TurboTransformers
TurboTransformers copied to clipboard
What is variable-length and comparison with onnxruntime.
Could you explain a little bit more of the support of variable-length? Does it mean the runtime can support inputs with different sequences in a single session, like [batch, 8], [batch, 32] and etc.? Or it actually can support difference sequence length in one input, e.g., for an input with batch size of 2 like below, it runs sequence 128 for the first input, and sequence 3 for the second input for better performance? [ [1,2,3,4, ...,128], [5,6,7], ]
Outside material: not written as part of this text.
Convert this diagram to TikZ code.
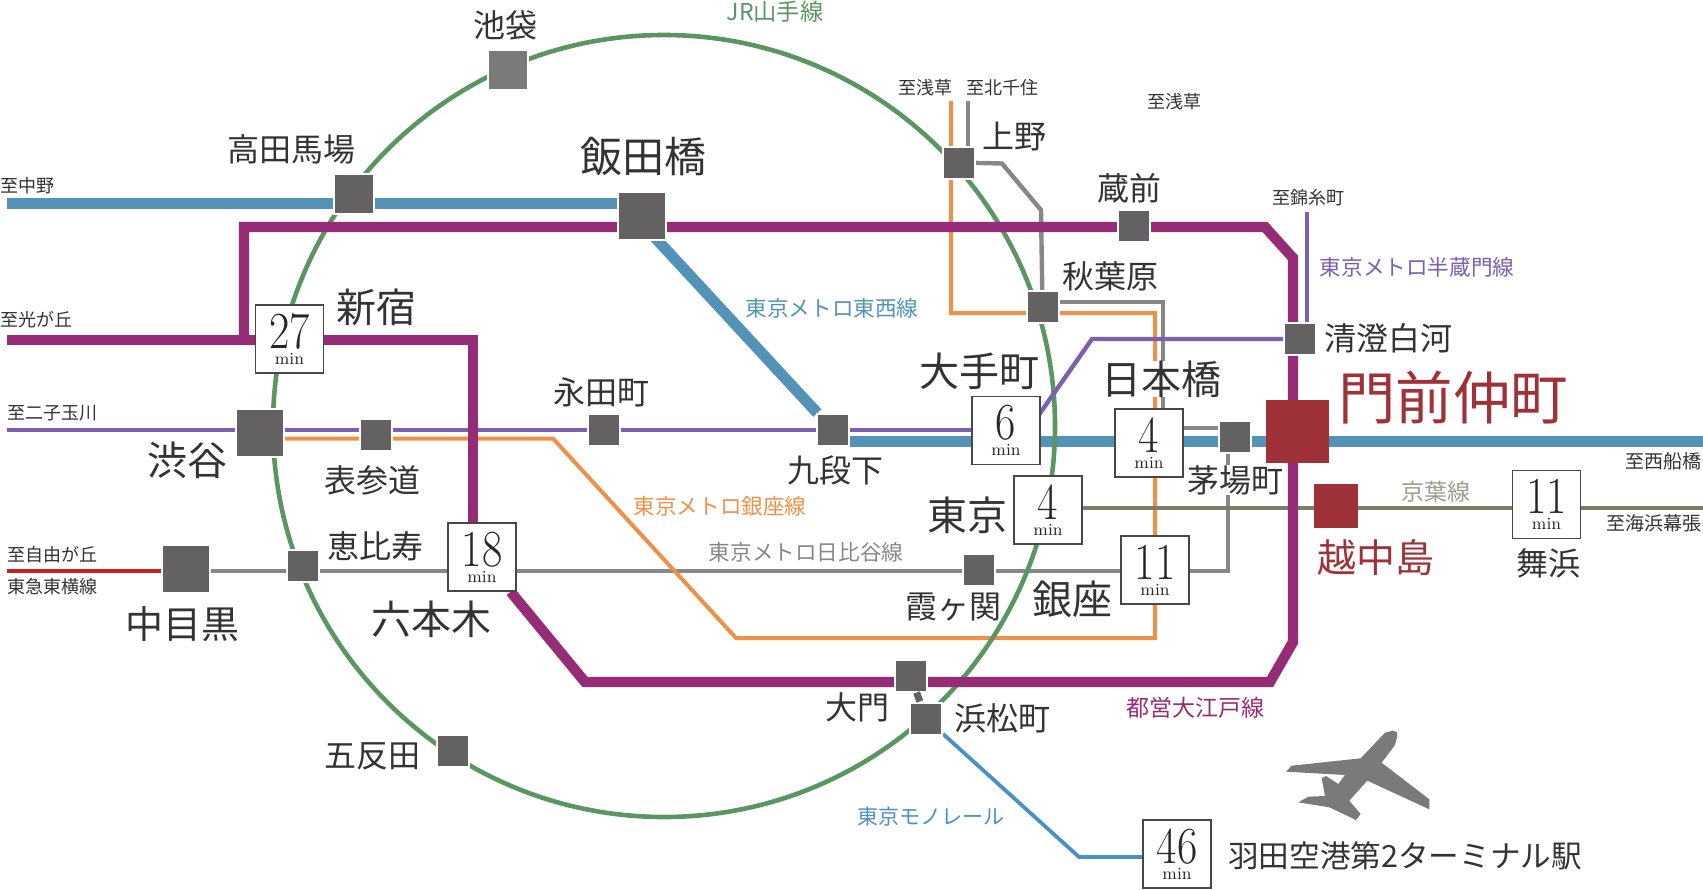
\documentclass[tikz,border=0pt]{standalone}
\usepackage{fontspec}
\usetikzlibrary{backgrounds}
\newfontfamily\jpfont{Noto Sans CJK JP}
\newcommand{\mintime}[1]{{\fontsize{26}{26}\selectfont\rmfamily\scalebox{0.85}[1]{#1}}\\[-4pt]{\fontsize{8.5}{8.5}\selectfont\rmfamily min}}
\definecolor{stngray}{HTML}{636162}
\definecolor{txtgray}{HTML}{333333}
\definecolor{redbox}{HTML}{9F3238}
\definecolor{tozaiblue}{HTML}{5493B8}
\definecolor{oedopurple}{HTML}{962B76}
\definecolor{ginzaorange}{HTML}{EE9148}
\definecolor{hanzoviolet}{HTML}{7C5FAE}
\definecolor{jrgreen}{HTML}{5A9662}
\definecolor{hibiyagray}{HTML}{878787}
\definecolor{keiyoolive}{HTML}{7E7B68}
\definecolor{monoblue}{HTML}{4B90C5}
\definecolor{toyokored}{HTML}{C4201E}
\begin{document}
\begin{tikzpicture}[x=0.5pt, y=-0.5pt,
    stn/.style = {draw=white, line width=1pt, fill=stngray, minimum size=#1, inner sep=0pt},
    stn/.default = 16pt,
    redstn/.style = {fill=redbox, minimum size=#1, inner sep=0pt},
    timebox/.style = {draw=black!72, line width=0.8pt, fill=white, minimum size=34pt, inner sep=0pt, align=center, text=black!85},
    big/.style = {font=\jpfont\fontsize{20}{20}\selectfont, text=txtgray, inner sep=0pt},
    mid/.style = {font=\jpfont\fontsize{16}{16}\selectfont, text=txtgray, inner sep=0pt},
    dest/.style = {font=\jpfont\fontsize{9}{9}\selectfont, text=txtgray, inner sep=0pt},
    linename/.style = {font=\jpfont\fontsize{10.8}{10.8}\selectfont, text=#1, inner sep=0pt},
    tozai/.style = {tozaiblue, line width=5.5pt},
    oedo/.style = {oedopurple, line width=5.2pt},
    ginza/.style = {ginzaorange, line width=2pt},
    hanzo/.style = {hanzoviolet, line width=2.2pt},
    yamanote/.style = {jrgreen, line width=2.3pt},
    hibiya/.style = {hibiyagray, line width=2.2pt},
    keiyo/.style = {keiyoolive, line width=2.2pt},
    toyoko/.style = {toyokored, line width=2.3pt},
    monorail/.style = {monoblue, line width=1.9pt}]
    \useasboundingbox (0,0) rectangle (1703,889);

    % stations
    \node[stn=20pt, fill=black!52] (ikebukuro) at (508,69.5) {};
    \node[stn=20pt] (takadanobaba) at (353.5,194) {};
    \node[stn=24pt] (iidabashi) at (642,216) {};
    \node[stn=24pt] (shibuya) at (260,433) {};
    \node[stn] (omotesando) at (375.5,435) {};
    \node[stn] (nagatacho) at (604,430) {};
    \node[stn] (kudanshita) at (833,430) {};
    \node[stn=24pt] (nakameguro) at (185.5,569) {};
    \node[stn] (ebisu) at (302.5,566) {};
    \node[stn] (gotanda) at (452.5,751) {};
    \node[stn] (daimon) at (910.5,675.5) {};
    \node[stn] (hamamatsucho) at (926,718.5) {};
    \node[stn] (ueno) at (958.5,162.5) {};
    \node[stn] (kuramae) at (1133.5,226) {};
    \node[stn] (akihabara) at (1042.5,307) {};
    \node[stn] (kiyosumi) at (1300,339) {};
    \node[stn] (kayabacho) at (1235,437) {};
    \node[stn] (kasumigaseki) at (978.5,570) {};
    \node[redstn=31.5pt] (monzen) at (1297,431) {};
    \node[redstn=22pt] (etchujima) at (1336,505.5) {};
    \draw[stngray, line width=3.5pt] (daimon) -- (hamamatsucho);

    % boxes with minutes
    \node[timebox] (shinjuku) at (289.5,339) {\mintime{27}};
    \node[timebox] (roppongi) at (482,557) {\mintime{18}};
    \node[timebox] (otemachi) at (1006,430.5) {\mintime{6}};
    \node[timebox] (nihombashi) at (1149,443) {\mintime{4}};
    \node[timebox] (tokyo) at (1048,510) {\mintime{4}};
    \node[timebox] (ginzast) at (1155,570) {\mintime{11}};
    \node[timebox] (maihama) at (1546.5,504.5) {\mintime{11}};
    \node[timebox] (haneda) at (1177,854) {\mintime{46}};

    % station names
    \node[mid] (ikebukurol) at (505,25) {池袋};
    \node[mid] (takadanobabal) at (291,149) {高田馬場};
    \node[big, font=\jpfont\fontsize{21}{21}\selectfont] (iidabashil) at (643,157) {飯田橋};
    \node[big] (shinjukul) at (376,307) {新宿};
    \node[big] (shibuyal) at (187,460) {渋谷};
    \node[mid] (omotesandol) at (372,480) {表参道};
    \node[mid] (nagatachol) at (601,392) {永田町};
    \node[mid] (kudanshital) at (835,470) {九段下};
    \node[big, font=\jpfont\fontsize{19}{19}\selectfont] (nakameguroul) at (182,624) {中目黒};
    \node[mid] (ebisul) at (375,546) {恵比寿};
    \node[big] (roppongil) at (431,619) {六本木};
    \node[mid] (gotandal) at (372,756) {五反田};
    \node[mid] (daimonl) at (857,707) {大門};
    \node[mid] (hamamatsuchol) at (1002,718) {浜松町};
    \node[mid] (uenol) at (1014,137) {上野};
    \node[mid] (kuramael) at (1129,188) {蔵前};
    \node[mid] (akihabaral) at (1110,276) {秋葉原};
    \node[mid] (kiyosumil) at (1388,338) {清澄白河};
    \node[big] (otemachil) at (979,371) {大手町};
    \node[big, fill=white] (nihombashil) at (1161,379) {日本橋};
    \node[mid, fill=white] (kayabachol) at (1235,480) {茅場町};
    \node[big] (tokyol) at (967,515) {東京};
    \node[big] (ginzal) at (1072,599) {銀座};
    \node[mid] (kasumigasekil) at (953,607) {霞ヶ関};
    \node[mid] (maihamal) at (1548,563) {舞浜};
    \node[big, font=\jpfont\fontsize{28.7}{28.7}\selectfont, text=redbox] (monzenl) at (1453,398) {門前仲町};
    \node[big, font=\jpfont\fontsize{19.5}{19.5}\selectfont, text=redbox] (etchujimal) at (1376,558) {越中島};
    \node[mid, font=\jpfont\fontsize{15.3}{15.3}\selectfont] (hanedal) at (1405,856) {羽田空港第2ターミナル駅};

    % where the lines go
    \node[dest, anchor=west] (tonakano) at (0,186) {至中野};
    \node[dest, anchor=west] (tohikari) at (0,320) {至光が丘};
    \node[dest, anchor=west] (tofutako) at (7,413) {至二子玉川};
    \node[dest, anchor=west] (tojiyu) at (7,555) {至自由が丘};
    \node[dest, anchor=west] (toyokol) at (7,587) {東急東横線};
    \node[dest] (toasakusa) at (925,88) {至浅草};
    \node[dest] (tokita) at (1002,88) {至北千住};
    \node[dest] (toasakusb) at (1174,102) {至浅草};
    \node[dest] (tokinshi) at (1308,198) {至錦糸町};
    \node[dest, font=\jpfont\fontsize{9.5}{9.5}\selectfont] (tofuna) at (1663,461) {至西船橋};
    \node[dest, font=\jpfont\fontsize{9.5}{9.5}\selectfont] (tomakuhari) at (1654,523) {至海浜幕張};

    % line names
    \node[linename=jrgreen, font=\jpfont\fontsize{11.6}{11.6}\selectfont] (jrl) at (775,12) {JR山手線};
    \node[linename=tozaiblue] (tozail) at (832,308.5) {東京メトロ東西線};
    \node[linename=hanzoviolet] (hanzol) at (1417,267) {東京メトロ半蔵門線};
    \node[linename=ginzaorange] (ginzaline) at (720,506) {東京メトロ銀座線};
    \node[linename=hibiyagray] (hibiyal) at (806,552) {東京メトロ日比谷線};
    \node[linename=keiyoolive!75, font=\jpfont\fontsize{11.5}{11.5}\selectfont] (keiyol) at (1436,492) {京葉線};
    \node[linename=oedopurple, font=\jpfont\fontsize{11.5}{11.5}\selectfont] (oedol) at (1195,708) {都営大江戸線};
    \node[linename=monoblue, font=\jpfont\fontsize{10.5}{10.5}\selectfont] (monol) at (931,816) {東京モノレール};

    % free ends and offsets
    \coordinate (tozaiw) at (7,203.5);
    \coordinate (tozaie) at (1703,441.5);
    \coordinate (tozaidiag) at (635,216);
    \coordinate (oedow) at (7,340);
    \coordinate (hanzow) at (7,430);
    \coordinate (kinshicho) at (1307,212);
    \coordinate (ginzaw) at (553,438.5);
    \coordinate (ginzan) at (951,101);
    \coordinate (kitasenju) at (968,101);
    \coordinate (hibiyae) at (1228,571);
    \coordinate (akihagray) at (1163,302);
    \coordinate (nihonkaya) at (1200,428);
    \coordinate (keiyoe) at (1703,508);
    \coordinate (toyokow) at (7,571);

    \begin{scope}[on background layer]
        \draw[hibiya] (hibiyae -| nakameguro) -- (hibiyae) -- (hibiyae |- kayabacho);
        \draw[hibiya] (kitasenju) -- (kitasenju |- ueno);
        \draw[hibiya] (ueno) -- (1002,163.5) -- (1041,210) -- (akihabara);
        \draw[hibiya] (akihagray -| akihabara) -- (akihagray) -- (akihagray |- nihombashi);
        \draw[hibiya] (nihonkaya -| nihombashi) -- (nihonkaya -| kayabacho);
        \draw[ginza] (ginzan) -- (951,313) -- (1155,313) -- (1155,638) -- (736,638) -- (ginzaw) -- (ginzaw -| shibuya);
        \draw[keiyo] (keiyoe) -- (keiyoe -| tokyo);
        \draw[tozai] (tozaiw) -- (tozaiw -| iidabashi);
        \draw[tozai] (tozaidiag) -- (kudanshita);
        \draw[tozai] (tozaie -| kudanshita) -- (tozaie);
        \draw[yamanote] (664,426) circle[radius=391];
        \draw[hanzo] (hanzow) -- (hanzow -| otemachi);
        \draw[hanzo] (otemachi) -- (1030,427.5) -- (1092,339) -- (kiyosumi);
        \draw[hanzo] (kinshicho) -- (kinshicho |- kiyosumi);
        \draw[oedo] (oedow) -- (473,340) -- (473,540);
        \draw[oedo] (244,340) -- (244,227) -- (1265,227) -- (1293,258) -- (1293,642) -- (1270,682) -- (585,682) -- (roppongi);
        \draw[toyoko] (toyokow) -- (toyokow -| nakameguro);
        \draw[monorail] (hamamatsucho) -- (1079,857) -- (haneda |- 1079,857);
    \end{scope}

    % airplane
    \begin{scope}[shift={(1270,710)}, scale=0.3333]
        \fill[black!52] (345,68) -- (368,62) -- (380,66) -- (382,78) -- (375,105) -- (335,158) -- (478,268) -- (478,298)
            -- (292,212) -- (238,272) -- (272,312) -- (258,330) -- (178,292) -- (85,277) -- (115,260) -- (165,258)
            -- (155,205) -- (168,198) -- (205,222) -- (225,195) -- (48,185) -- (65,167) -- (272,145) -- cycle;
    \end{scope}
\end{tikzpicture}
\end{document}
Variable-length indicates turbo can support inputs with different shapes. You can feed it with a stream like [1, 10], [1,15], [2, 30], ... No padding and truncation are required. In the second case, when you input two sequences, of which the length is 3 and 128, a better way is to split it into two independent inferences. A batch scheduler can be customized for your serving process based on turbo.
Thanks! If so, onnxruntime also support the variable-length you mean here. You can add dynamic_axes in the torch.onnx.export [https://github.com/Tencent/TurboTransformers/blob/f2d66bc12f0b904328372f472f6379aba50007cc/benchmark/benchmark_helper.py#L92]. The API doc is here: [https://pytorch.org/docs/stable/onnx.html#torch.onnx.export]
Cool, onnxrt really did a very good job.
Thanks! Could you please update your table after your verification? And I'm curious why you use onnxruntime-mkldnn over the default with mlas. Do you see a better performance with it?
I will update the performance.
We built onnxrt v1.0.0 with the following command and benchmark it with tow different backends, mkldnn
and cpu
.
./build.sh --config=Release --update --build --build_wheel --use_mkldnn --use_mklml --parallel
After we found onnxrt updated, we built onnxrt v1.2.0 with the following command and benchmark it with cpu
as backend.
./build.sh --config=Release --update --build --build_wheel --use_mklml --parallel
We presented the best results we observed.
In fact, I noticed onnxruntime achieved the best results on AuthenticAMD CPU recently. However, on Intel CPU 6133, a customized CPU widely deployed in Tencent, I did not observe the same result.
In Tencent, onnxrt has been used in many online serving seniors. We appreciate it if you could bring some insights to use onnxrt more wisely.
I have compared onnxruntime performance dynamic axis vs fixed axis. When using 8 threads, the dynamic axis introduces significant performance degradation.
BTW, the performance figures illustrated in README did not consider the impact of variable seq length. It just averages the time of running the same model 150 times.
@feifeibear, some models with dynamic inputs can not be fused at runtime. Could you try this offline tool to optimize the model before running it and see if the performances between the dynamice_axis and fixed are same? https://github.com/microsoft/onnxruntime/tree/master/onnxruntime/python/tools/bert#model-optimization
After onnxruntime is upgraded to v1.4.0, Turbo starts to use onnxruntime as default backend for CPU, which has fully met our needs.
It's great! We will keep improving the performance. We also support quantization for transformer-based models on CPU now.
Thanks yufeng, Could you please give me some references on quantization?